What needs to be done:
Write every line out verbatim and omit the pictures.
[Start Dataset content]
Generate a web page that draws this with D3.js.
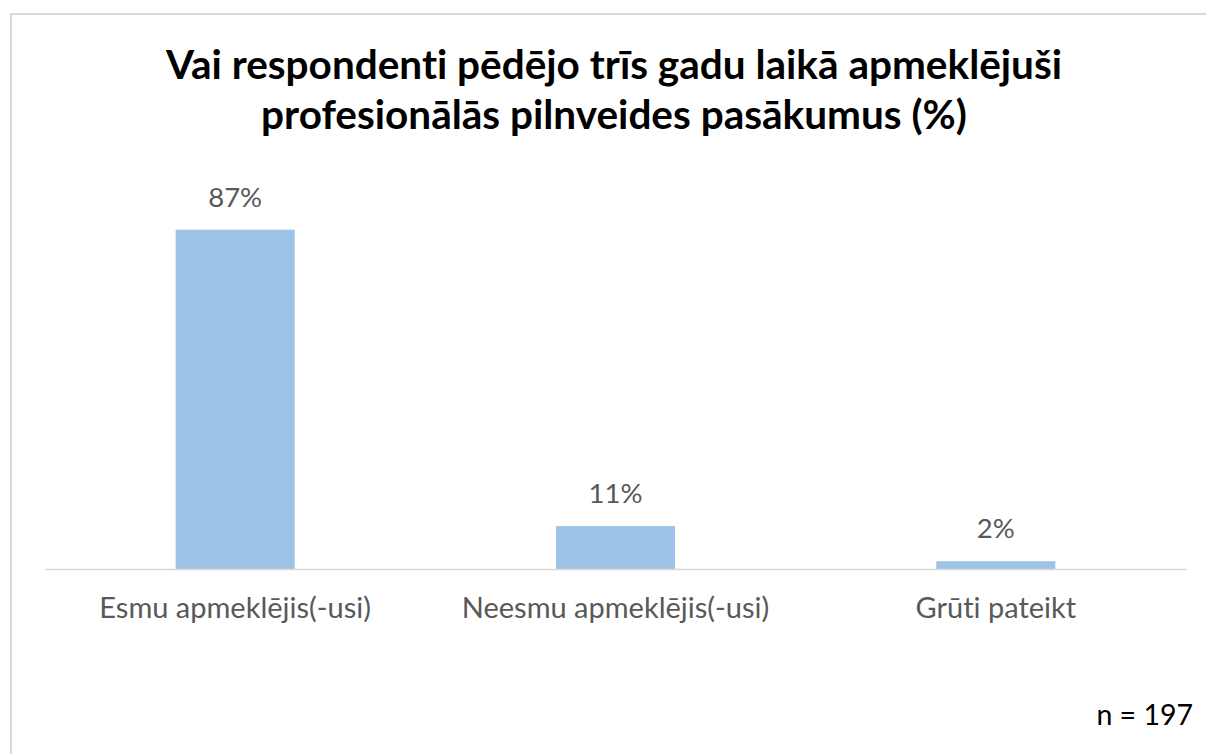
<!DOCTYPE html>
<html><head><meta charset="utf-8">
<script src="https://cdn.jsdelivr.net/npm/d3@7"></script>
<style>html,body{margin:0;padding:0;background:#fff;}svg{display:block;}text{font-variant-ligatures:none;font-feature-settings:"liga" 0,"clig" 0;}</style>
</head><body>
<svg id="chart" width="1206" height="754"></svg>
<script>
const titleLines = ["Vai respondenti pēdējo trīs gadu laikā apmeklējuši", "profesionālās pilnveides pasākumus (%)"];
const categories = ["Esmu apmeklējis(-usi)", "Neesmu apmeklējis(-usi)", "Grūti pateikt"];
const values = [87, 11, 2];
const note = "n = 197";

(function () {
const svg = d3.select("#chart");
const font = "Lato, 'Open Sans', sans-serif";

// chart border
svg.append("rect").attr("x", 11).attr("y", 14).attr("width", 1206).attr("height", 760)
  .attr("fill", "#fff").attr("stroke", "#d9d9d9").attr("stroke-width", 2);

const pLeft = 45, pRight = 1186, pBase = 569, pTop = 179;
const x = d3.scaleBand().domain(categories).range([pLeft, pRight]).paddingInner(0.687).paddingOuter(0.3435);
const y = d3.scaleLinear().domain([0, 100]).range([pBase, pTop]);

svg.selectAll("rect.bar").data(values).join("rect").attr("class", "bar")
  .attr("x", (d, i) => x(categories[i])).attr("width", x.bandwidth())
  .attr("y", d => y(d)).attr("height", d => pBase - y(d))
  .attr("fill", "#9dc3e6");

// x axis
const xAxis = d3.axisBottom(x).tickSize(0).tickPadding(0);
const ax = svg.append("g").attr("transform", `translate(0,${pBase})`).call(xAxis);
ax.select(".domain").attr("stroke", "#d9d9d9").attr("stroke-width", 1.5);
ax.selectAll(".tick text").attr("dy", null).attr("y", 49)
  .attr("font-family", font).attr("font-size", 29).attr("fill", "#595959");

// data labels
svg.selectAll("text.lbl").data(values).join("text").attr("class", "lbl")
  .attr("x", (d, i) => x(categories[i]) + x.bandwidth() / 2)
  .attr("y", d => y(d) - 23)
  .attr("text-anchor", "middle").attr("font-family", font).attr("font-size", 27.5).attr("fill", "#595959")
  .text(d => d + "%");

// title
svg.append("text").attr("x", 614).attr("y", 79).attr("text-anchor", "middle")
  .attr("font-family", font).attr("font-weight", "bold").attr("font-size", 40.5).attr("fill", "#000")
  .selectAll("tspan").data(titleLines).join("tspan")
  .attr("x", 614).attr("dy", (d, i) => i === 0 ? 0 : 50).text(d => d);

svg.append("text").attr("x", 1193).attr("y", 725).attr("text-anchor", "end")
  .attr("font-family", font).attr("font-size", 28.5).attr("fill", "#000").text(note);
})();
</script>
</body></html>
[End Dataset content]
Answer to this task:
Generate a web page that draws this with D3.js.
<!DOCTYPE html>
<html><head><meta charset="utf-8">
<script src="https://cdn.jsdelivr.net/npm/d3@7"></script>
<style>html,body{margin:0;padding:0;background:#fff;}svg{display:block;}text{font-variant-ligatures:none;font-feature-settings:"liga" 0,"clig" 0;}</style>
</head><body>
<svg id="chart" width="1206" height="754"></svg>
<script>
const titleLines = ["Vai respondenti pēdējo trīs gadu laikā apmeklējuši", "profesionālās pilnveides pasākumus (%)"];
const categories = ["Esmu apmeklējis(-usi)", "Neesmu apmeklējis(-usi)", "Grūti pateikt"];
const values = [87, 11, 2];
const note = "n = 197";

(function () {
const svg = d3.select("#chart");
const font = "Lato, 'Open Sans', sans-serif";

// chart border
svg.append("rect").attr("x", 11).attr("y", 14).attr("width", 1206).attr("height", 760)
  .attr("fill", "#fff").attr("stroke", "#d9d9d9").attr("stroke-width", 2);

const pLeft = 45, pRight = 1186, pBase = 569, pTop = 179;
const x = d3.scaleBand().domain(categories).range([pLeft, pRight]).paddingInner(0.687).paddingOuter(0.3435);
const y = d3.scaleLinear().domain([0, 100]).range([pBase, pTop]);

svg.selectAll("rect.bar").data(values).join("rect").attr("class", "bar")
  .attr("x", (d, i) => x(categories[i])).attr("width", x.bandwidth())
  .attr("y", d => y(d)).attr("height", d => pBase - y(d))
  .attr("fill", "#9dc3e6");

// x axis
const xAxis = d3.axisBottom(x).tickSize(0).tickPadding(0);
const ax = svg.append("g").attr("transform", `translate(0,${pBase})`).call(xAxis);
ax.select(".domain").attr("stroke", "#d9d9d9").attr("stroke-width", 1.5);
ax.selectAll(".tick text").attr("dy", null).attr("y", 49)
  .attr("font-family", font).attr("font-size", 29).attr("fill", "#595959");

// data labels
svg.selectAll("text.lbl").data(values).join("text").attr("class", "lbl")
  .attr("x", (d, i) => x(categories[i]) + x.bandwidth() / 2)
  .attr("y", d => y(d) - 23)
  .attr("text-anchor", "middle").attr("font-family", font).attr("font-size", 27.5).attr("fill", "#595959")
  .text(d => d + "%");

// title
svg.append("text").attr("x", 614).attr("y", 79).attr("text-anchor", "middle")
  .attr("font-family", font).attr("font-weight", "bold").attr("font-size", 40.5).attr("fill", "#000")
  .selectAll("tspan").data(titleLines).join("tspan")
  .attr("x", 614).attr("dy", (d, i) => i === 0 ? 0 : 50).text(d => d);

svg.append("text").attr("x", 1193).attr("y", 725).attr("text-anchor", "end")
  .attr("font-family", font).attr("font-size", 28.5).attr("fill", "#000").text(note);
})();
</script>
</body></html>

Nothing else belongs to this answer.